Des projets de démonstration par lesquels, sur un territoire ou dans une ville, des solutions globales sont testées en grandeur réelle, vont se développer, fortement soutenus par la Commission européenne. Ils doivent permettre de mettre les acteurs concernés en réseau, de développer les compétences et surtout de dégager des solutions diverses adaptées à chaque terrain ou territoire. Dans son programme Horizon 2020, la Commission européenne réserve 70% de son budget de recherche pour traiter des questions liées de près ou de loin au changement climatique : les projets de démonstrations y auront une large part et permettront d’élaborer des solutions collectives aux problèmes qui se présentent à nous.
Dans ces recherches de solutions nouvelles, une attention toute particulière devra être accordée aux populations vulnérables. Même si elles ont de grandes capacités d’adaptation, les moyens feront défaut, encore plus qu’aujourd’hui, aux personnes les plus pauvres et les plus fragiles pour améliorer ou déplacer si nécessaire leur habitat. Certaines d’entre elles viendront d’autres régions du monde, chassées par les bouleversements en cours. Toutes subiront les conséquences du changement climatique tant au niveau sanitaire qu’économique. Face à des événements plus extrêmes, canicules ou tempêtes, ces populations devront être particulièrement bien accompagnées et protégées.

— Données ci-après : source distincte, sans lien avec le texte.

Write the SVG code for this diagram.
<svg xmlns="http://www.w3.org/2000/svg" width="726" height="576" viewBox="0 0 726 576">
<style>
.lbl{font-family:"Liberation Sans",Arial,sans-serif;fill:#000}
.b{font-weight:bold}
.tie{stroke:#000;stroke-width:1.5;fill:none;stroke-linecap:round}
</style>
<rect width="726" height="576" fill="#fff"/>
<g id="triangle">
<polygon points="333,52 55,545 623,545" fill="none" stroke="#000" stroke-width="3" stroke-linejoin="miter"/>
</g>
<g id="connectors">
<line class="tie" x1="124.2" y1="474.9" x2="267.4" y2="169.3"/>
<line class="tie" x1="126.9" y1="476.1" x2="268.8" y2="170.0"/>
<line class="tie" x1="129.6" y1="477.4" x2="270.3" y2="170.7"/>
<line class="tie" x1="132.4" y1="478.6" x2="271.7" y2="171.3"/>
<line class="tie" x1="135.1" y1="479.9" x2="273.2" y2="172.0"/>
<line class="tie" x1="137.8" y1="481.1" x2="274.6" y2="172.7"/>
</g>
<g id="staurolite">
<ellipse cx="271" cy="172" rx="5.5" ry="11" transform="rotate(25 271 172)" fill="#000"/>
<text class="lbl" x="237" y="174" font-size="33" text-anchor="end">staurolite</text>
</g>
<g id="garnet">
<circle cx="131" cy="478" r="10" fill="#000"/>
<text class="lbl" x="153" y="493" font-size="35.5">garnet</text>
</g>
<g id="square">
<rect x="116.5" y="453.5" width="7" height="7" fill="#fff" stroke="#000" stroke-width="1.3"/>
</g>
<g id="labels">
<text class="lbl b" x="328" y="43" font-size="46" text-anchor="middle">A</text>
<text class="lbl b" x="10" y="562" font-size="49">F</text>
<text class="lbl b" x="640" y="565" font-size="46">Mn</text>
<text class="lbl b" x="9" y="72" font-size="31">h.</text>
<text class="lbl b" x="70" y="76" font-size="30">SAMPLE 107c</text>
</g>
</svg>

Ne perdons pas de vue, cependant, que les changements qui se profilent apporteront aussi des opportunités de renouvellement, de réorganisation, de création de nouveaux emplois. Ce sera l’occasion de développer la transversalité entre secteurs, de promouvoir l’économie circulaire, de penser ensemble les évolutions de nos sociétés. Nous n’aurons plus les moyens de mener des politiques contradictoires d’un service de l’État à un autre, d’une collectivité à une autre. Nous ne pourrons plus gaspiller l’eau et l’énergie, ni les autres ressources naturelles et la biodiversité deviendra encore plus précieuse. Des modes de gouvernance plus attentives aux personnes et à la nature seront nécessaires. De nouveaux métiers, de nouvelles coopérations et synergies émergeront. À nous de nous y atteler rapidement.
Par S. DHENAIN et E. HOCQUET
Qu’ils les subissent ou les anticipent, les territoires locaux doivent faire face aux changements liés au climat. Pour y répondre, des politiques publiques dites d’adaptation s’insèrent peu à peu au niveau local. Elles ont été impulsées à l’échelle internationale et européenne, puis relayées au niveau national et se déclinent aujourd’hui en actions locales très concrètes.

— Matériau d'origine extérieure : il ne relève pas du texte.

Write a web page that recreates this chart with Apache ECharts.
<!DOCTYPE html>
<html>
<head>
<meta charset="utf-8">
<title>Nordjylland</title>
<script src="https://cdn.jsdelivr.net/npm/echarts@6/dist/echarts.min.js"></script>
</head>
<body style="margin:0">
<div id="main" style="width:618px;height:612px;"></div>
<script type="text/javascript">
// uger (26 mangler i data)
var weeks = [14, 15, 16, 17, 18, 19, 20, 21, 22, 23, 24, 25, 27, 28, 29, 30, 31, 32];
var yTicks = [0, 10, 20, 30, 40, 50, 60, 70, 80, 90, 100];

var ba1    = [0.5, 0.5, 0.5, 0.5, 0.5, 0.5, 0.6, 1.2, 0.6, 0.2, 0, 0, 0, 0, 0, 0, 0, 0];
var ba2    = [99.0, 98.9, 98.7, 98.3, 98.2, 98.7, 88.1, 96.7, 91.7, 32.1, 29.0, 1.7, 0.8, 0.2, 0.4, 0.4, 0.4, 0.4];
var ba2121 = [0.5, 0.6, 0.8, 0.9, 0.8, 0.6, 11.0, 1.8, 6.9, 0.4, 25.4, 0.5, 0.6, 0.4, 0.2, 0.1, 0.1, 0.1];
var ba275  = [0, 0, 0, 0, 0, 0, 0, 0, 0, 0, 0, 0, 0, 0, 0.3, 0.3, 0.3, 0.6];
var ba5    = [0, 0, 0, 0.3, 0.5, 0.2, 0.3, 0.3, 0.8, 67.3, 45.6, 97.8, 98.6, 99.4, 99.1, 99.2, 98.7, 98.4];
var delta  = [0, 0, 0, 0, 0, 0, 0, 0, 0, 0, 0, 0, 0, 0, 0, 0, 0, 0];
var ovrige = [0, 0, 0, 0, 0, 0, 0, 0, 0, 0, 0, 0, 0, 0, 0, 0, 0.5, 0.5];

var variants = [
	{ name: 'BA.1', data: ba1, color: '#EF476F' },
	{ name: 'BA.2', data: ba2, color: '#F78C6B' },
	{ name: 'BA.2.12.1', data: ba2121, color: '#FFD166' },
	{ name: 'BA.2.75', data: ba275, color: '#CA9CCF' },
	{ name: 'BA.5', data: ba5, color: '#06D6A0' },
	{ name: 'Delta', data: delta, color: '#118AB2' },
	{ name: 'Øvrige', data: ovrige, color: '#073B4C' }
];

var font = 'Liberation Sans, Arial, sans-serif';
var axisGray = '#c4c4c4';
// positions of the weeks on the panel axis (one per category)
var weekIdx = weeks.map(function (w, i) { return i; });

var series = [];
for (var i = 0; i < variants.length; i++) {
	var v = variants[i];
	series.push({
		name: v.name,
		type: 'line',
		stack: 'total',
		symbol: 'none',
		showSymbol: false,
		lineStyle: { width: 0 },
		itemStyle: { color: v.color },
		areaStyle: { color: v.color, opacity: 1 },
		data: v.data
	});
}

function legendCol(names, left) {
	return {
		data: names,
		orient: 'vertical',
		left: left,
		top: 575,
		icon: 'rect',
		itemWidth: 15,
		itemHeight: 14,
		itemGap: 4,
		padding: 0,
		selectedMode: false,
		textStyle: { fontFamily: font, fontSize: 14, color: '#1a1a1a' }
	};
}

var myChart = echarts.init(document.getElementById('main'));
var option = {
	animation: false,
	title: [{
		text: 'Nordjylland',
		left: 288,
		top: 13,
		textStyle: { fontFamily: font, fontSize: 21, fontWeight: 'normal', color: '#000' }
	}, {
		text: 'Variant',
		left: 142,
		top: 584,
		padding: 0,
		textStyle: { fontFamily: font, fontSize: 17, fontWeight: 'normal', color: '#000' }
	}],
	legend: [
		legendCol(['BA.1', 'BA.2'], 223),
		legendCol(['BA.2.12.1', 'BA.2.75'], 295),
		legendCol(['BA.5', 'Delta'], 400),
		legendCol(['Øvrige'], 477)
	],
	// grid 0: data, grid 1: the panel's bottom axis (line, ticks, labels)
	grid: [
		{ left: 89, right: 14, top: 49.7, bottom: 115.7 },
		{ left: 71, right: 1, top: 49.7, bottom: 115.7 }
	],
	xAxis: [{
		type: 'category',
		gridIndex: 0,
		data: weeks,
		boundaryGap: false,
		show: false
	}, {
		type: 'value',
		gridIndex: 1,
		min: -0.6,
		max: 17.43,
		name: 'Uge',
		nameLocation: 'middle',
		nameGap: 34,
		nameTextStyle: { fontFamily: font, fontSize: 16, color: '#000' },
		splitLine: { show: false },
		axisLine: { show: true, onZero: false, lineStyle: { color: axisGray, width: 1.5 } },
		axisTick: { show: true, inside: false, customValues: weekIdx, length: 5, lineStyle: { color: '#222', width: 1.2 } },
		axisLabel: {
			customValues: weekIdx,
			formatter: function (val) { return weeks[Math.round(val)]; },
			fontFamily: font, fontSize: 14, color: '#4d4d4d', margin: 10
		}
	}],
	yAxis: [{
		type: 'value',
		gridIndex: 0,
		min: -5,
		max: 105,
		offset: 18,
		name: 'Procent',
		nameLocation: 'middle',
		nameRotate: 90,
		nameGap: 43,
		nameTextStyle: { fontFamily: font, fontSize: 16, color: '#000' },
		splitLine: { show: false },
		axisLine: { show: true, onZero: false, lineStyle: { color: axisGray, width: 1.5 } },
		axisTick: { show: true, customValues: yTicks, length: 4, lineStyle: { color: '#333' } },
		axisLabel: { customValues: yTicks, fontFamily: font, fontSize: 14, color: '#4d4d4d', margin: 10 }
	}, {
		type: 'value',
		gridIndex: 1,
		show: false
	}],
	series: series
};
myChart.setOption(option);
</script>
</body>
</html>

La place conférée par les lois « Grenelle » aux collectivités territoriales témoigne de la volonté du législateur de les élever au rang d’acteurs privilégiés de mise en œuvre en la matière. Les politiques d’adaptation obéissent à une logique horizontale et sont intégrées à de nombreux domaines de l’action publique. L’intégration de l’adaptation dans les politiques existantes environnementale et autres constitue la voie la plus empruntée. Sur le front de l’opérationnel, « l’adaptation au changement climatique » et ses composantes (robustesse, gestion adaptative), bien que peu connues actuellement, commencent à traverser les politiques publiques françaises et ouvrent un champ professionnel et technique qui est en train de se mettre en place. Ces actions se cherchent encore. Nombre d’entre elles sont centrées, en premier lieu, sur l’amélioration de la connaissance des phénomènes climatiques et de leurs impacts locaux. Certaines visent à anticiper les futures conditions climatiques possibles et insistent sur des actions sans regret comme les économies d’eau, et d’autres visent à gérer les effets d’ores et déjà tangibles du changement climatique (hausse du niveau de la mer, îlot de chaleur urbain, etc.). Elles amènent à questionner les modes de vie et les modes de développement.

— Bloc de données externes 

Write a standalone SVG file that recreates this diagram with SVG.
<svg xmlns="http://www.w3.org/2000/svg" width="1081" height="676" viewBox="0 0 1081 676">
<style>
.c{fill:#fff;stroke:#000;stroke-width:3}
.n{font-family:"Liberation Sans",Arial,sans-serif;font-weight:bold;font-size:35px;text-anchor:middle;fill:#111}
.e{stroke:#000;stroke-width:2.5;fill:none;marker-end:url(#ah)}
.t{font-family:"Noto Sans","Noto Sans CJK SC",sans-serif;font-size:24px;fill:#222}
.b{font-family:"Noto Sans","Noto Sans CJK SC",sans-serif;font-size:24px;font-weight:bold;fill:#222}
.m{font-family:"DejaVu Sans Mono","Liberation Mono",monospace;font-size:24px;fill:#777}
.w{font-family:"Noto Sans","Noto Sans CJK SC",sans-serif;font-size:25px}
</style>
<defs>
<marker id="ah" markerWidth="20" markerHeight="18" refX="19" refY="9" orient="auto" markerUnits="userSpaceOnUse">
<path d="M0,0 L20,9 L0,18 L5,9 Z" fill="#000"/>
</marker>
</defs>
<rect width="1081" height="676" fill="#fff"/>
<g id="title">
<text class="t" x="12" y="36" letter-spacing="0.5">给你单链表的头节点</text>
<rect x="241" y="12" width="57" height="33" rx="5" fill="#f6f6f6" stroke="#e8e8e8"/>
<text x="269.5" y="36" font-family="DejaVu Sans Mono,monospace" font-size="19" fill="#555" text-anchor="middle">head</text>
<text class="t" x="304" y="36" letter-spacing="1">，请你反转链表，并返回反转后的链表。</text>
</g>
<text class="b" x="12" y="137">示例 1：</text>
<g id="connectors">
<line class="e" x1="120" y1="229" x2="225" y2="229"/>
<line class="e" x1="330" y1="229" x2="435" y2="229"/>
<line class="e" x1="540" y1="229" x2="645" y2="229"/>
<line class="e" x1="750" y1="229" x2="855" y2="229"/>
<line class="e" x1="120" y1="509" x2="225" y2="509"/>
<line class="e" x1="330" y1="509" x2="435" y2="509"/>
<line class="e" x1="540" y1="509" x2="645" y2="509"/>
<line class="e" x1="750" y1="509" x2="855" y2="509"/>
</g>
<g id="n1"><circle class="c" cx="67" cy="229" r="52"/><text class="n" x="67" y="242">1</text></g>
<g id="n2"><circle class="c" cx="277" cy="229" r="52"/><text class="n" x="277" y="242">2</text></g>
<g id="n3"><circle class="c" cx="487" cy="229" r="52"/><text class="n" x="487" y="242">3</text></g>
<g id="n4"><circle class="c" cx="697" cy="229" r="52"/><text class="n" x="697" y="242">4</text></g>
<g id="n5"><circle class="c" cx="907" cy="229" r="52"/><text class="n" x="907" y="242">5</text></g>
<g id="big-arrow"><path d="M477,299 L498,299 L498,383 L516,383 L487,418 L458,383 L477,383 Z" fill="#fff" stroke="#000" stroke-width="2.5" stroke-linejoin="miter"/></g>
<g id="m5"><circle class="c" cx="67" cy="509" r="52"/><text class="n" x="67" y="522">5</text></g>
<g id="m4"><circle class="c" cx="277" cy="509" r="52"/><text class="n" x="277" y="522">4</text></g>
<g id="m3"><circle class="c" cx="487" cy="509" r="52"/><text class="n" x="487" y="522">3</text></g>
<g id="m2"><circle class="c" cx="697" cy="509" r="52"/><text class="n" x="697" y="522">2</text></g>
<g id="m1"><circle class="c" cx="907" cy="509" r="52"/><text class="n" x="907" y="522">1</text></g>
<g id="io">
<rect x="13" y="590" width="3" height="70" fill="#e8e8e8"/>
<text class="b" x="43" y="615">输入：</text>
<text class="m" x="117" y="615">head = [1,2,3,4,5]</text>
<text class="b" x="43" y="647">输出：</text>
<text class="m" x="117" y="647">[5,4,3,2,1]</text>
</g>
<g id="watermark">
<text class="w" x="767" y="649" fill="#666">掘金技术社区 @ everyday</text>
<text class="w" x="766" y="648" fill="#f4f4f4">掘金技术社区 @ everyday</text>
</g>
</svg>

La région Provence-Alpes-Côte d’Azur a entériné ses principales orientations « d’adaptation » dans le cadre de son schéma régional du climat, de l’air et de l’énergie adopté en 2013. Il s’est traduit par la suite en mesures et actions au sein des plans climat-énergie. Au nombre de vingt, ces derniers constituent les principaux outils de planification et doivent s’articuler juridiquement avec de nombreux documents d’urbanisme à l’image des plans locaux d’urbanisme ou encore des schémas de cohérence territoriale (SCOT). Leur contenu à géométrie variable est arrêté en fonction des risques climatiques identifiés à chaque échelon territorial compétent (départements, communauté urbaine Marseille Provence Métropole, etc.). Outre la question de leur articulation, les questions de compatibilité, d’évaluation, de suivi et de contrôle se posent avec acuité à l’heure où les premiers bilans sont attendus.
La période actuelle est celle des prémices de l’adaptation, à la recherche de solutions robustes et de bonnes pratiques. La région PACA représente un terreau fertile et inventif de mise en œuvre des politiques locales d’adaptation, comme en témoigne notamment la création du GREC-PACA.